We know, for example, from local archaeological evidence, that rice was probably first domesticated for cultivation about 12,000 years ago in Yunnan Province of China -- could it be migrants, or was it traders, who brought such rice to the Ganges basin, 10,000 years ago? Or was such development, in such global proximity, simply coincidental?

Much more recent evidence from the archaeology of Yunnan Province in China reveals the presence of money cowries, sourced from the Indian Ocean, in third century BCE tombs, close to the Yangtze River.

But it is, of course, the migration of peoples of the very ancient Harappan civilisation, with origins about 10,000 years ago, and Aryans from Central Asia, who combined to develop the culture in the Ganges Basin, of a strong, agriculturally-based, industrialised society, that was the origin of trade through the Ganges delta.

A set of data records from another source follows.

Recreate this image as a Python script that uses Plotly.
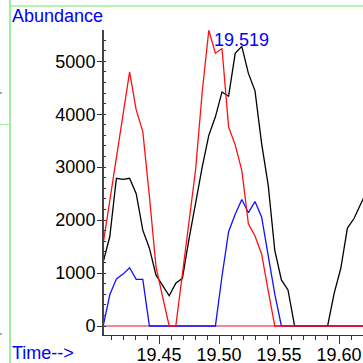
import plotly.graph_objects as go

# ---- data ----
times = [19.4035, 19.4090, 19.4145, 19.4200, 19.4255, 19.4310, 19.4365, 19.4420,
         19.4475, 19.4530, 19.4585, 19.4640, 19.4695, 19.4750, 19.4805, 19.4860,
         19.4915, 19.4970, 19.5025, 19.5080, 19.5135, 19.5190, 19.5245, 19.5300,
         19.5355, 19.5410, 19.5465, 19.5520, 19.5575, 19.5630, 19.5685, 19.5740,
         19.5795, 19.5850, 19.5905, 19.5960, 19.6015, 19.6070, 19.6125, 19.6180,
         19.6235]

black_vals = [1210, 1690, 2790, 2770, 2790, 2500, 1810, 1470, 960, 770, 570, 810,
              900, 1640, 2320, 3000, 3600, 3950, 4420, 4340, 5150, 5280, 4770, 4440,
              3450, 2660, 1430, 870, 680, 0, 0, 0, 0, 0, 0, 620, 1090, 1850, 2030,
              2300, 2560]

red_vals = [1560, 2380, 3190, 4000, 4800, 4080, 3670, 2450, 1120, 550, 0, 0,
            1000, 2030, 2950, 4420, 5585, 5150, 5240, 3760, 3420, 2940, 1930, 1700,
            1360, 670, 0, 0, 0, 0, 0, 0, 0, 0, 0, 0, 0, 0, 0, 0, 0]

blue_vals = [0, 590, 890, 980, 1100, 880, 880, 0, 0, 0, 0, 0, 0, 0, 0, 0, 0, 0,
             940, 1780, 2110, 2390, 2140, 2350, 2060, 1340, 600, 0, 0, 0, 0, 0, 0,
             0, 0, 0, 0, 0, 0, 0, 0]

other_vals = [0, 0, 0, 0, 0, 0, 0, 0, 0, 0, 0, 0, 0, 0, 0, 0, 0, 0, 0, 0, 0,
              0, 0, 0, 0, 0, 0, 0, 0, 0, 0, 0, 0, 0, 0, 0, 0, 0, 0, 0, 0]

peak_time = 19.519
peak_abund = 5280
peak_label = "19.519"

x_ticks = [19.45, 19.50, 19.55, 19.60]
x_tick_text = ["19.45", "19.50", "19.55", "19.60"]
y_ticks = [0, 1000, 2000, 3000, 4000, 5000]
y_tick_text = ["0", "1000", "2000", "3000", "4000", "5000"]

FONT = "Arial"
W, H = 363, 363
ML, MR, MT, MB = 104, 0, 30, 28
PW, PH = W - ML - MR, H - MT - MB


def px2paper_x(px):
    return (px - ML) / PW


def px2paper_y(py):
    return (H - MB - py) / PH


fig = go.Figure()
fig.add_trace(go.Scatter(x=times, y=other_vals, mode="lines",
                         line=dict(color="#ee5f7c", width=1.4), hoverinfo="skip"))
fig.add_trace(go.Scatter(x=times, y=black_vals, mode="lines",
                         line=dict(color="black", width=1.3)))
fig.add_trace(go.Scatter(x=times, y=blue_vals, mode="lines",
                         line=dict(color="#1010ff", width=1.3)))
fig.add_trace(go.Scatter(x=times, y=red_vals, mode="lines",
                         line=dict(color="#ff1010", width=1.3)))

fig.add_annotation(x=peak_time, y=peak_abund, xref="x", yref="y", text=peak_label,
                   showarrow=False, xanchor="center", yanchor="bottom", yshift=-6,
                   font=dict(family=FONT, size=18, color="#0000ff"))

fig.add_annotation(x=px2paper_x(10), y=px2paper_y(23), xref="paper", yref="paper",
                   text="Abundance", showarrow=False, xanchor="left", yanchor="bottom",
                   yshift=-5, font=dict(family=FONT, size=18, color="#0000ff"))
fig.add_annotation(x=px2paper_x(10), y=px2paper_y(360), xref="paper", yref="paper",
                   text="Time-->", showarrow=False, xanchor="left", yanchor="bottom",
                   yshift=-5, font=dict(family=FONT, size=18, color="#0000ff"))

green = "#9cef9c"
fig.add_shape(type="line", xref="paper", yref="paper",
              x0=px2paper_x(10), x1=px2paper_x(10), y0=px2paper_y(0), y1=px2paper_y(363),
              line=dict(color=green, width=2))
fig.add_shape(type="line", xref="paper", yref="paper",
              x0=px2paper_x(10), x1=px2paper_x(363), y0=px2paper_y(6), y1=px2paper_y(6),
              line=dict(color=green, width=1.5))
fig.add_shape(type="line", xref="paper", yref="paper",
              x0=px2paper_x(0), x1=px2paper_x(10), y0=px2paper_y(124.5), y1=px2paper_y(124.5),
              line=dict(color=green, width=1))
for py in (93, 334):
    fig.add_shape(type="line", xref="paper", yref="paper",
                  x0=px2paper_x(0), x1=px2paper_x(2), y0=px2paper_y(py), y1=px2paper_y(py),
                  line=dict(color="#555555", width=1))

fig.update_layout(
    width=W, height=H, margin=dict(l=ML, r=MR, t=MT, b=MB, pad=0, autoexpand=False),
    paper_bgcolor="white", plot_bgcolor="white", showlegend=False,
    font=dict(family=FONT, size=18, color="black"),
    xaxis=dict(range=[19.404167, 19.62], showgrid=False, zeroline=False, automargin=False,
               showline=True, linecolor="#333333", linewidth=1.3,
               ticks="outside", ticklen=8, tickwidth=1.3, tickcolor="#333333",
               tickvals=x_ticks, ticktext=x_tick_text, ticklabelstandoff=-5,
               tickfont=dict(family=FONT, size=18, color="black"),
               minor=dict(dtick=0.01, tick0=19.45, ticks="outside", ticklen=4,
                          tickwidth=1, tickcolor="#333333")),
    yaxis=dict(range=[-170, 5590], showgrid=False, zeroline=False, automargin=False,
               showline=True, linecolor="#444444", linewidth=2,
               ticks="outside", ticklen=5, tickwidth=1.3, tickcolor="#333333",
               tickvals=y_ticks, ticktext=y_tick_text,
               tickfont=dict(family=FONT, size=18, color="black"),
               ticklabelstandoff=-2,
               minor=dict(dtick=200, tick0=0, ticks="inside", ticklen=2,
                          tickwidth=1, tickcolor="#333333")),
)

fig.write_html("out.html", config={"displayModeBar": False},
               post_script="document.body.style.margin='0';document.body.style.padding='0';")
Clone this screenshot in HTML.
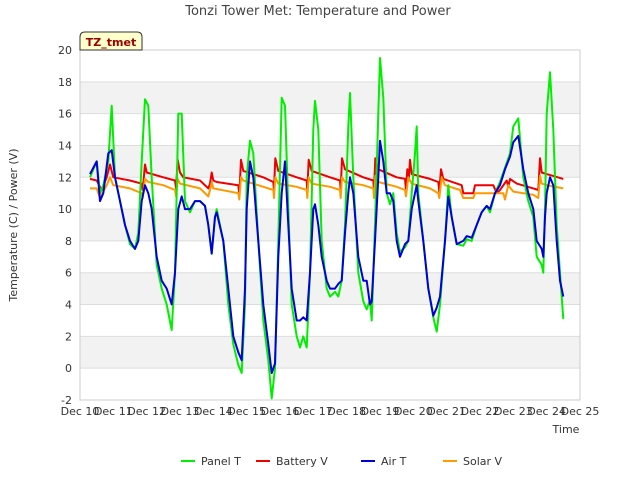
<!DOCTYPE html>
<html><head><meta charset="utf-8"><style>
body{margin:0;background:#fff;}
svg text{font-family:"DejaVu Sans","Liberation Sans",sans-serif;}
</style></head><body>
<svg id="chart" width="640" height="480" xmlns="http://www.w3.org/2000/svg">
<rect width="640" height="480" fill="#fff"/>
<text x="318" y="15" text-anchor="middle" font-size="13" fill="#444">Tonzi Tower Met: Temperature and Power</text>
<g id="bands"></g>
<g id="grid"></g>
<rect x="80" y="50" width="500" height="350" fill="none" stroke="#ccc"/>
<g id="yticks"></g>
<g id="xticks"></g>
<g id="series"></g>
<text transform="translate(17,225) rotate(-90)" text-anchor="middle" font-size="11" fill="#333">Temperature (C) / Power (V)</text>
<text x="566" y="433" text-anchor="middle" font-size="11" fill="#333">Time</text>
<g>
<path d="M80,50 L80,37 Q80,32 85,32 L137,32 Q142,32 142,37 L142,50 Z" fill="#ffffcc" stroke="#333"/>
<text x="111" y="46" text-anchor="middle" font-size="11" font-weight="bold" fill="#990000">TZ_tmet</text>
</g>
<g id="legend"></g>
</svg>
<script>
const yTicks=[-2,0,2,4,6,8,10,12,14,16,18,20];
const xTickLabels=["Dec 10","Dec 11","Dec 12","Dec 13","Dec 14","Dec 15","Dec 16","Dec 17","Dec 18","Dec 19","Dec 20","Dec 21","Dec 22","Dec 23","Dec 24","Dec 25"];
const xTickDays=[10,11,12,13,14,15,16,17,18,19,20,21,22,23,24,25];
const tempTimes=[10.3,10.5,10.6,10.7,10.85,10.95,11.05,11.2,11.35,11.5,11.65,11.75,11.85,11.95,12.05,12.15,12.3,12.45,12.6,12.75,12.85,12.95,13.05,13.15,13.3,13.45,13.6,13.75,13.85,13.95,14.05,14.1,14.3,14.45,14.6,14.75,14.85,14.95,15.0,15.1,15.2,15.35,15.5,15.65,15.75,15.85,15.95,16.05,16.15,16.25,16.35,16.5,16.6,16.7,16.8,16.9,17.0,17.05,17.15,17.25,17.4,17.5,17.65,17.75,17.85,17.95,18.05,18.1,18.2,18.35,18.5,18.6,18.7,18.75,18.85,18.95,19.0,19.1,19.2,19.3,19.4,19.5,19.6,19.75,19.85,19.95,20.05,20.1,20.15,20.3,20.45,20.6,20.7,20.8,20.95,21.05,21.15,21.3,21.5,21.6,21.75,21.9,22.05,22.2,22.3,22.45,22.6,22.75,22.9,23.0,23.15,23.3,23.45,23.6,23.7,23.85,23.9,23.95,24.0,24.1,24.2,24.3,24.4,24.5];
const panelT=[12.0,13,11,11.5,13,16.5,12,10.5,9,7.8,7.5,8.5,13,16.9,16.5,12,6.5,5,4,2.4,6,16,16,10.5,9.8,10.5,10.5,10.2,9,7.2,9.5,10,8,4,1.5,0.2,-0.3,4,12,14.3,13.5,8,3,0.5,-1.9,0,8,17,16.5,10,4,2,1.3,2.0,1.3,6,15,16.8,15,8,5,4.5,4.8,4.5,5.5,9,15.2,17.3,12,6,4.2,3.7,4.3,3,9,16,19.5,17,11,10.3,11,8.5,7.3,7.6,8,11,13.5,15.2,11,8,5,3.2,2.3,4,8,11.5,9.5,7.8,7.7,8.1,8.0,9,9.8,10.2,9.8,11,11.7,12.6,13.5,15.2,15.7,12,10.5,9.5,7,6.5,6,10,16,18.6,15,9,6,3.1];
const airT=[12.2,13,10.5,11,13.5,13.7,12,10.5,9,8,7.5,8,10.5,11.5,11,10,7,5.5,5,4,6,10,10.8,10,10,10.5,10.5,10.2,9,7.2,9.5,9.8,8,5,2,1,0.5,5,10,13,12,8,4,1.5,-0.3,0.3,7,11,13,9,5,3,3,3.2,3,6,10,10.3,9,7,5.5,5,5,5.3,5.5,8.5,11,12,11,7,5.5,5.5,4,4.2,8,12,14.3,13,11,11,10.5,8,7,7.8,8,10,11,11.5,10.5,8,5,3.3,3.8,4.5,8,10.8,9.5,7.8,8,8.3,8.2,9,9.8,10.2,10,11,11.5,12.5,13.3,14.2,14.6,12.5,11,10,8,7.5,7,9.5,11,12,11.5,8,5.5,4.5];
const batTimes=[10.3,10.5,10.65,10.8,10.9,11.0,11.5,11.85,11.88,11.95,12.0,12.5,12.85,12.88,12.93,13.0,13.1,13.6,13.85,13.9,13.95,14.0,14.1,14.75,14.78,14.83,14.9,15.5,15.8,15.82,15.86,15.95,16.5,16.8,16.82,16.86,16.95,17.5,17.8,17.82,17.86,17.95,18.5,18.8,18.82,18.86,18.95,19.5,19.75,19.78,19.82,19.86,19.9,19.95,20.5,20.75,20.78,20.83,20.9,21.45,21.5,21.8,21.85,22.4,22.5,22.6,22.8,22.85,22.9,23.1,23.6,23.75,23.8,23.85,24.0,24.5];
const batteryV=[11.9,11.8,11.2,12.0,12.8,12.0,11.8,11.6,11.2,12.8,12.3,12.0,11.8,11.3,13.1,12.3,12.0,11.8,11.3,11.6,12.3,11.8,11.7,11.5,10.9,13.1,12.4,12.0,11.7,11.2,13.2,12.4,12.0,11.8,11.2,13.1,12.4,12.0,11.8,11.2,13.2,12.5,12.0,11.8,11.2,13.2,12.5,12.0,11.9,11.2,12.5,11.8,13.1,12.2,11.9,11.7,11.1,12.5,11.9,11.5,11.0,11.0,11.5,11.5,11.0,11.2,11.8,11.4,11.9,11.6,11.3,11.2,13.2,12.3,12.2,11.9];
const solTimes=[10.3,10.5,10.6,10.8,10.9,11.0,11.5,11.85,11.88,11.95,12.05,12.5,12.85,12.88,12.93,13.0,13.6,13.85,13.9,13.95,14.0,14.75,14.78,14.83,14.9,15.5,15.8,15.82,15.86,15.95,16.5,16.8,16.82,16.86,16.95,17.5,17.8,17.82,17.86,17.95,18.5,18.8,18.82,18.86,18.95,19.5,19.75,19.78,19.85,19.95,20.5,20.75,20.78,20.85,20.95,21.4,21.5,21.8,21.85,22.7,22.75,22.85,23.0,23.6,23.75,23.8,23.85,24.0,24.5];
const solarV=[11.3,11.3,10.7,11.5,12.0,11.5,11.3,11.0,10.7,11.9,11.7,11.5,11.2,10.8,11.9,11.6,11.3,10.8,11.2,11.7,11.3,11.0,10.6,12.0,11.8,11.4,11.2,10.7,12.0,11.6,11.4,11.2,10.7,12.0,11.6,11.4,11.2,10.7,12.0,11.7,11.5,11.3,10.7,12.1,11.7,11.4,11.2,10.8,12.0,11.6,11.3,11.0,10.7,12.0,11.5,11.2,10.7,10.7,11.0,11.0,10.6,11.5,11.1,10.9,10.7,12.1,11.6,11.5,11.3];

const NS="http://www.w3.org/2000/svg";
const X0=80,X1=580,Y0=400,Y1=50;
const xs=d=>X0+(d-10)/15*(X1-X0);
const ys=v=>Y0-(v+2)/22*(Y0-Y1);
function mk(tag,attrs,parent){const e=document.createElementNS(NS,tag);for(const k in attrs)e.setAttribute(k,attrs[k]);parent.appendChild(e);return e;}
const bands=document.getElementById('bands'),grid=document.getElementById('grid'),yt=document.getElementById('yticks'),xt=document.getElementById('xticks');
for(let i=0;i<yTicks.length-1;i++){
  if(i%2===1){const r=mk('rect',{x:X0,y:ys(yTicks[i+1]),width:X1-X0,height:ys(yTicks[i])-ys(yTicks[i+1]),fill:'#f2f2f2'},bands);
  
  }
}
yTicks.forEach(v=>{
  const l=mk('line',{x1:X0,x2:X1,y1:ys(v),y2:ys(v),stroke:'#ddd'},grid);
  
  
  const t=mk('text',{x:72,y:ys(v)+4,'text-anchor':'end','font-size':11,fill:'#333'},yt);t.textContent=v;
  
  
});
xTickDays.forEach((d,i)=>{
  const t=mk('text',{x:xs(d),y:415,'text-anchor':'middle','font-size':11,fill:'#333'},xt);t.textContent=xTickLabels[i];
  
  
});
const ser=document.getElementById('series');
function line(times,vals,color,name){
  const p=mk('polyline',{points:times.map((t,i)=>xs(t).toFixed(1)+','+ys(vals[i]).toFixed(1)).join(' '),fill:'none',stroke:color,'stroke-width':2,'stroke-linejoin':'round'},ser);
  
  
}
line(batTimes,batteryV,'#ee0000','battery-v-line');
line(solTimes,solarV,'#ff9900','solar-v-line');
line(tempTimes,panelT,'#00ee00','panel-t-line');
line(tempTimes,airT,'#0000dd','air-t-line');
const leg=document.getElementById('legend');
const legNames=["Panel T","Battery V","Air T","Solar V"],legColors=["#00ee00","#ee0000","#0000dd","#ff9900"],legX=[181,256,361,443];
legNames.forEach((n,i)=>{
  const g=mk('g',{},leg);
  
  
  mk('line',{x1:legX[i],x2:legX[i]+14,y1:461,y2:461,stroke:legColors[i],'stroke-width':2},g);
  const t=mk('text',{x:legX[i]+20,y:465,'font-size':11,fill:'#333'},g);t.textContent=n;
});
</script>
</body></html>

Was it, we may well wonder, that development that enticed the great migratory tribal peoples who appear to have arrived from further north into the Himalayan territories and beyond, to settle around, and within the lands of Bangladesh, probably beginning as much as 7,000 years ago.

And it was, of course, that development of trade that probably lay behind the development of an early, sophisticated, culture that was originally animist, evolving into shamanic, into those of Hindu, Jain, and Buddhist, all of which certainly had roots hereabouts.

As we come closer to the birth of Bangladesh, in 1971, the circumstantial evidence accumulates.

If there were no Gangaridai, of which, today, we may reasonably decide, whatever the Indians claim, that the huge, largely unexcavated site at Wari Bateshwar was the eponymous capital mentioned by the first century Roman geographer and historian, Strabo. Then why, in the third century BCE would the Greek writer Apollonius of Rhodes, in his famous re-writing of the even more famous legend of Jason, the Argonauts, and the Golden Fleece, have included a character named Datis, “a Chief of the Gangaridai”? Or, possibly the most famous of Roman poets, Virgil, in one of his famous Georgics, in the context of a Roman victory in Asia Minor, about 80 BCE, praise the “men of Gangaridai,” who evidently contributed to the victory, presumably as mercenaries in the Roman Army. That he “would celebrate in gold and ivory” that victory, may give a significant clue to the bounties amongst which, the Roman’s valued the deltaic Kingdom for!

The significance of these references, of course, being, especially in Apollonius’ case, not simply the mention, but that ancient writers and scholars, remote from the lands that are now Bangladesh, should very evidently, be familiar with the martial skills of ancestors of today’s people of Bangladesh?

In fact, there is unarguable circumstantial evidence for today’s Bangladesh encompassing the existence of very early, civilised human habitation, rich, not only in wealth, but also in culture -- developed through the generation of wealth, and international cultural exchange that is part of international trade.

Without doubt, if those alluvial deposits are not all carelessly excavated for commerce and urban development -- the archives left to rot and museum material to be exported, together, they potentially represent powerful evidence, both tangible and circumstantial, of one of the world’s earliest crossroads of human development -- here, in Bangladesh.